Tanquerey — Compêndio de Teologia Ascética e Mística
CAPÍTULO V — LUTA CONTRA AS TENTAÇÕES
900. A despeito de todos os esforços que fizermos para desarraigar os vícios, podemos e devemos contar com a tentação, porque nos não faltam inimigos espirituais, a concupiscência (pleonexia, epithymia) , o mundo e o demônio (n. 193-227), que não cessam de nos armar ciladas. É, pois, necessário tratar da tentação, tanto da tentação em geral, como das tentações principais dos principiantes.
ART. I. Da tentação em geral
901. A tentação é uma solicitação para o mal, proveniente dos nossos inimigos espirituais. Exporemos: 1. os fins providenciais da tentação; 2. a psicologia da tentação; 3. a maneira como nos devemos portar na tentação.
I. Os fins providenciais da tentação.
902. Deus não nos tenta diretamente: «Ninguém, quando é tentado, diga: é Deus que me tenta; porque Deus não pode ser tentado por mal algum, e ele próprio a ninguém tenta» 5. Mas permite que sejamos tentados pelos nossos inimigos espirituais, dando-nos, contudo, as graças necessárias para resistir: «Fidelis Deus qui non patietur vos tentari supra id quod potestis, sed faciet etiam cum tentatione proventum». E tem para isso excelentes razões.
1. Quer-nos fazer merecer o céu. Teria podido certamente conceder-nos o céu como um dom; mas quis sabiamente que o merecêssemos como recompensa. Quer até que o prêmio seja proporcionado ao mérito, por conseguinte, à dificuldade vencida. Ora, é indubitável que uma das dificuldades mais penosas é a tentação, que põe em risco a nossa frágil virtude. Combatê-la energicamente é um dos atos mais meritórios: e, depois de, com a graça de Deus, havermos dela triunfado, podemos dizer com S. Paulo que combatemos o bom combate e que só nos resta receber a coroa de justiça que Deus nos preparou. Será tanto maior a honra e a alegria em a possuir quanto mais tivermos feito para a merecer.
903. 2. É, além disso, um meio de purificação. 1) Vem, efetivamente, recordar-nos que, se outrora sucumbimos, foi por falta de vigilância e energia, e assim é para nós ocasião de renovar atos de arrependimento, confusão e humilhação, que contribuem para nos purificar a alma. 2) Obriga-nos, ao mesmo tempo, a fazer esforços enérgicos e constantes, para não recairmos; e assim nos faz expiar as covardias e capitulações passadas, com atos contrários; ora, tudo isto nos torna mais pura a alma. Eis o motivo por que, quando Deus quer purificar mais perfeitamente uma alma, para a elevar à contemplação, permite que ela passe por horríveis tentações, como veremos, ao tratar da via unitiva.

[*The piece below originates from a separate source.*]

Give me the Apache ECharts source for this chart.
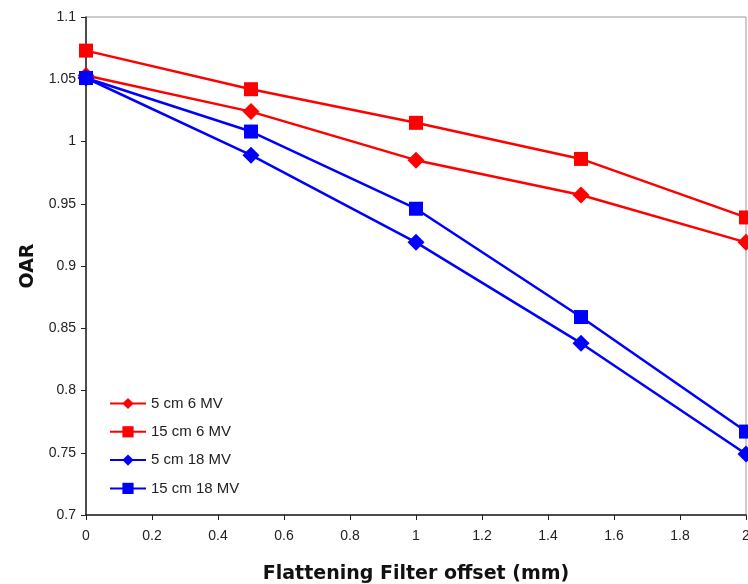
<!DOCTYPE html>
<html>
<head>
<meta charset="utf-8">
<script src="https://cdn.jsdelivr.net/npm/echarts@6/dist/echarts.min.js"></script>
<style>
  html, body { margin: 0; padding: 0; background: #fff; }
  #chart { width: 748px; height: 584px; }
</style>
</head>
<body>
<div id="chart"></div>
<script>
// offsets (mm)
const offsets = [0, 0.5, 1, 1.5, 2];
// OAR values
const oar5cm6MV = [1.053, 1.024, 0.985, 0.957, 0.919];
const oar15cm6MV = [1.073, 1.042, 1.015, 0.986, 0.939];
const oar5cm18MV = [1.051, 0.989, 0.919, 0.838, 0.749];
const oar15cm18MV = [1.051, 1.008, 0.946, 0.859, 0.767];

const seriesList = [
  { name: '5 cm 6 MV', values: oar5cm6MV, color: '#ff0000', symbol: 'diamond', size: 17 },
  { name: '15 cm 6 MV', values: oar15cm6MV, color: '#ff0000', symbol: 'rect', size: 14 },
  { name: '5 cm 18 MV', values: oar5cm18MV, color: '#0000ff', symbol: 'diamond', size: 17 },
  { name: '15 cm 18 MV', values: oar15cm18MV, color: '#0000ff', symbol: 'rect', size: 14 }
];

const myChart = echarts.init(document.getElementById('chart'));
const labelFont = { fontFamily: 'Liberation Sans, Arial', fontSize: 14, color: '#222' };

const option = {
  animation: false,
  backgroundColor: '#fff',
  grid: {
    left: 86, right: 2, top: 17, bottom: 69,
    outerBoundsMode: 'none',
    show: true, borderColor: '#999', borderWidth: 1
  },
  legend: {
    orient: 'vertical',
    left: 104, top: 391,
    itemWidth: 36, itemHeight: 14, itemGap: 13.3,
    textStyle: { fontFamily: 'Liberation Sans, Arial', fontSize: 15, color: '#222' },
    data: seriesList.map(s => s.name)
  },
  xAxis: {
    type: 'value',
    min: 0, max: 2, interval: 0.2,
    name: 'Flattening Filter offset (mm)',
    nameLocation: 'middle', nameGap: 50,
    nameTextStyle: { fontFamily: 'DejaVu Sans, Arial', fontSize: 19, fontWeight: 'bold', color: '#111' },
    axisLine: { lineStyle: { color: '#222', width: 1.5 } },
    axisTick: { lineStyle: { color: '#222' }, length: 5 },
    axisLabel: Object.assign({ margin: 14 }, labelFont),
    splitLine: { show: false }
  },
  yAxis: {
    type: 'value',
    min: 0.7, max: 1.1, interval: 0.05,
    name: 'OAR',
    nameLocation: 'middle', nameGap: 46,
    nameTextStyle: { fontFamily: 'DejaVu Sans, Arial', fontSize: 19, fontWeight: 'bold', color: '#111' },
    axisLine: { show: true, lineStyle: { color: '#222', width: 1.5 } },
    axisTick: { show: true, lineStyle: { color: '#222' }, length: 5 },
    axisLabel: Object.assign({ margin: 10 }, labelFont),
    splitLine: { show: false }
  },
  series: seriesList.map(s => ({
    type: 'line',
    name: s.name,
    data: offsets.map((x, i) => [x, s.values[i]]),
    symbol: s.symbol,
    symbolSize: s.size,
    showAllSymbol: true,
    clip: false,
    itemStyle: { color: s.color },
    lineStyle: { color: s.color, width: 2.5 }
  }))
};
myChart.setOption(option);
</script>
</body>
</html>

904. 3. É, enfim, um meio de progresso espiritua.
a) A tentação é uma como azorragada. que nos desperta no momento em que íamos a cair no sono da tibieza; faz-nos compreender a necessidade de não parar a meia encosta, senão de pôr a mira mais alto, para se esconjurar mais seguramente qualquer perigo.
b) É também escola de humildade e desconfiança de nós mesmos: compreende-se, então, melhor a própria fraqueza e impotência, sente-se mais a necessidade da graça e ora-se com mais fervor. Vê-se melhor a urgência impreterível de mortificar o amor do prazer, fonte das nossas tentações, e abraçam-se com mais generosidade as pequenas cruzes de cada dia, para se amortecer o ardor da concupiscência (pleonexia, epithymia) .
c) É, enfim, escola de amor de Deus. É que, para resistir com mais segurança, lança-se o homem nos braços de Deus, em busca de força e proteção; e depois, os auxílios que Ele concede não podem deixar de lhe excitar na alma um vivo reconhecimento e de o levar a haver-se com Deus como um filho que em todas as dificuldades recorre ao mais amante dos pais.
Há, pois, na tentação numerosas utilidades, e é por isso que Deus permite que os seus amigos sejam tentados: «porque eras aceito a Deus, diz o anjo a Tobias, foi necessário que a tentação te provasse: quia acceptus eras Deo, necesse fuit ut tentatio probaret fe».